REX also spent a year and a half bookmatching the marble on the facade, which is composed of 5,000 pellucid cream-colored stone strips from a quarry in Portugal. They photographed the surface of the quarry and then cut the photo into rectangular strips, arranging them so the veins on the stone radiated outward in both directions. The pattern gets calmer near the edges and repeats on all four sides of the facade. The marble is also encased in glass on both sides, both to protect the stone and to make the building more energy efficient. The marble sheets are thinly sliced and translucent, meaning that sunlight can shine through to the interior during the daytime, and interior pendant lights illuminate the facade from within at night. 

“Throughout the day, the light starts to glow from the inside, and you start to realize the life and creation happening inside the building,” said Hiller-Fiore. “That cream marble, when you backlight it, it glows amber because of the iron.” 

The inside of the building turned out to be equally complex. The lobby, connected restaurant and bar, and outdoor terrace are all on the second floor and open to the public. Rockwell Group handled the design of those spaces and chose dramatic ceiling details. 

A series of curved wooden lines run across the top of the restaurant and lobby, shaped like a three-dimensional maze accented with LED lighting. Midcentury-inspired seating — orange and red velvet couches, white upholstered armchairs, wooden booths with blue-upholstered bench seats — dots the space, which also includes a long, marble-topped bar in front of floor-to-ceiling shelves stocked with booze. In the evenings, bartenders sling cocktails, and there is a long table by the door to the terrace where visitors can buy drinks and bar snacks to bring outside. A separate lobby seating area with a small stage also offers a place for people to watch more casual performances. 

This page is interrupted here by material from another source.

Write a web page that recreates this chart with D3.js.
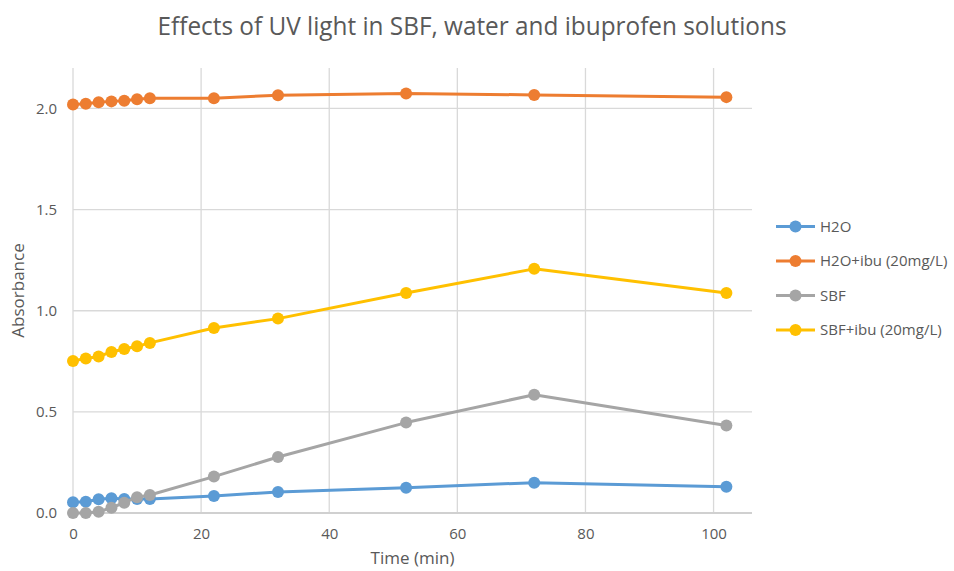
<!DOCTYPE html>
<html>
<head>
<meta charset="utf-8">
<script src="https://cdn.jsdelivr.net/npm/d3@7"></script>
<style>
  html, body { margin: 0; padding: 0; background: #fff; }
  svg { display: block; font-family: "Open Sans", "Noto Sans", sans-serif; }
</style>
</head>
<body>
<svg id="chart" width="954" height="571"></svg>
<script>
// Exposure time (minutes)
const timeMin = [0, 2, 4, 6, 8, 10, 12, 22, 32, 52, 72, 102];

// Absorbance readings for each solution
const h2o      = [0.053, 0.056, 0.068, 0.073, 0.069, 0.069, 0.069, 0.084, 0.104, 0.125, 0.150, 0.130];
const h2oIbu   = [2.020, 2.023, 2.031, 2.035, 2.038, 2.046, 2.051, 2.051, 2.065, 2.074, 2.067, 2.056];
const sbf      = [0.000, 0.000, 0.006, 0.026, 0.051, 0.078, 0.089, 0.180, 0.277, 0.447, 0.585, 0.433];
const sbfIbu   = [0.752, 0.764, 0.774, 0.796, 0.811, 0.824, 0.841, 0.915, 0.961, 1.088, 1.207, 1.088];

const seriesNames = ["H2O", "H2O+ibu (20mg/L)", "SBF", "SBF+ibu (20mg/L)"];
const seriesColors = ["#5B9BD5", "#ED7D31", "#A5A5A5", "#FFC000"];
const seriesValues = [h2o, h2oIbu, sbf, sbfIbu];

const xTicks = [0, 20, 40, 60, 80, 100];
const yTicks = [0, 0.5, 1.0, 1.5, 2.0];

const titleText = "Effects of UV light in SBF, water and ibuprofen solutions";
const xTitle = "Time (min)";
const yTitle = "Absorbance";

const svg = d3.select("#chart");
const margin = { top: 68, right: 202, bottom: 58, left: 73 };
const W = 954, H = 571;
const plotW = W - margin.left - margin.right;
const plotH = H - margin.top - margin.bottom;

const x = d3.scaleLinear().domain([0, 106]).range([margin.left, margin.left + plotW]);
const y = d3.scaleLinear().domain([0, 2.2]).range([margin.top + plotH, margin.top]);

const textColor = "#595959";
const gridColor = "#D9D9D9";

// Gridlines
const grid = svg.append("g");
grid.selectAll("line.v").data(xTicks).join("line")
  .attr("x1", d => x(d)).attr("x2", d => x(d))
  .attr("y1", y.range()[1]).attr("y2", y(0))
  .attr("stroke", gridColor).attr("stroke-width", 1.3);
grid.selectAll("line.h").data(yTicks.filter(d => d > 0)).join("line")
  .attr("x1", x.range()[0]).attr("x2", x.range()[1])
  .attr("y1", d => y(d)).attr("y2", d => y(d))
  .attr("stroke", gridColor).attr("stroke-width", 1.3);

// Horizontal axis line at zero
svg.append("line")
  .attr("x1", x.range()[0]).attr("x2", x.range()[1])
  .attr("y1", y(0)).attr("y2", y(0))
  .attr("stroke", "#D0D0D0").attr("stroke-width", 2);

// Axes (labels only; lines drawn above)
const xAxis = d3.axisBottom(x).tickValues(xTicks).tickSize(0).tickPadding(15).tickFormat(d3.format("d"));
const gx = svg.append("g").attr("transform", `translate(0,${y(0)})`).call(xAxis);
gx.select(".domain").remove();
gx.selectAll("text").attr("fill", textColor).style("font-size", "15px").style("font-family", "Open Sans");

const yAxis = d3.axisLeft(y).tickValues(yTicks).tickSize(0).tickPadding(16).tickFormat(d3.format(".1f"));
const gy = svg.append("g").attr("transform", `translate(${x(0)},0)`).call(yAxis);
gy.select(".domain").remove();
gy.selectAll("text").attr("fill", textColor).style("font-size", "15px").style("font-family", "Open Sans");

// Series lines and markers
const line = d3.line().x(d => x(d[0])).y(d => y(d[1]));
seriesValues.forEach((vals, i) => {
  const pts = timeMin.map((t, j) => [t, vals[j]]);
  const g = svg.append("g");
  g.append("path").datum(pts)
    .attr("d", line).attr("fill", "none")
    .attr("stroke", seriesColors[i]).attr("stroke-width", 3)
    .attr("stroke-linejoin", "round").attr("stroke-linecap", "round");
  g.selectAll("circle").data(pts).join("circle")
    .attr("cx", d => x(d[0])).attr("cy", d => y(d[1]))
    .attr("r", 6).attr("fill", seriesColors[i]);
});

// Title
svg.append("text")
  .attr("x", 472).attr("y", 35)
  .attr("text-anchor", "middle")
  .attr("fill", textColor)
  .style("font-size", "25px")
  .attr("textLength", 629).attr("lengthAdjust", "spacingAndGlyphs")
  .text(titleText);

// Axis titles
svg.append("text")
  .attr("x", (x.range()[0] + x.range()[1]) / 2).attr("y", 564)
  .attr("text-anchor", "middle").attr("fill", textColor)
  .style("font-size", "17px")
  .text(xTitle);

svg.append("text")
  .attr("transform", `translate(24,${(y.range()[0] + y.range()[1]) / 2}) rotate(-90)`)
  .attr("text-anchor", "middle").attr("fill", textColor)
  .style("font-size", "17px")
  .text(yTitle);

// Legend
const legend = svg.append("g");
const legendTop = 226.5, legendStep = 34.5;
seriesNames.forEach((name, i) => {
  const ly = legendTop + i * legendStep;
  const item = legend.append("g");
  item.append("line")
    .attr("x1", 776).attr("x2", 815).attr("y1", ly).attr("y2", ly)
    .attr("stroke", seriesColors[i]).attr("stroke-width", 3);
  item.append("circle")
    .attr("cx", 795.5).attr("cy", ly).attr("r", 6).attr("fill", seriesColors[i]);
  item.append("text")
    .attr("x", 820).attr("y", ly).attr("dy", "0.35em")
    .attr("fill", textColor).style("font-size", "15px")
    .text(name);
});
</script>
</body>
</html>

And then there are the theaters themselves. Above the lobby is a floor for performers and stagehands, with dressing rooms, prop rooms, and special mechanical lifts for the stages and orchestra pits. Next up are the three theaters: the John E. Zuccotti Theater, seating 450 people; the Mike Nichols Theater for up to 250 people; and the Doris Duke Theater for up to 99 people. 

The trio of theaters is acoustically insulated from the rest of the building using foot-thick rubber pads, to ensure noise from the subways and PATH trains below does not disrupt performances. The performance spaces can be rearranged using heavy, acoustically insulated sliding walls, movable seats and movable stages. They can be reconfigured, too, into more than 60 different combinations ranging from 90 to 950 seats, including a proscenium in the round, a traditional concert hall, and more intimate black-box theater arrangements. 

There’s also a two-level system of catwalks for theater and scene rigging, 56 separate lifts, and a set of removable catwalks and detachable audience balconies, allowing for even more flexibility in seating and stages. Four sets of stairs and elevators give performers easy access to different parts of the theaters from the floor below.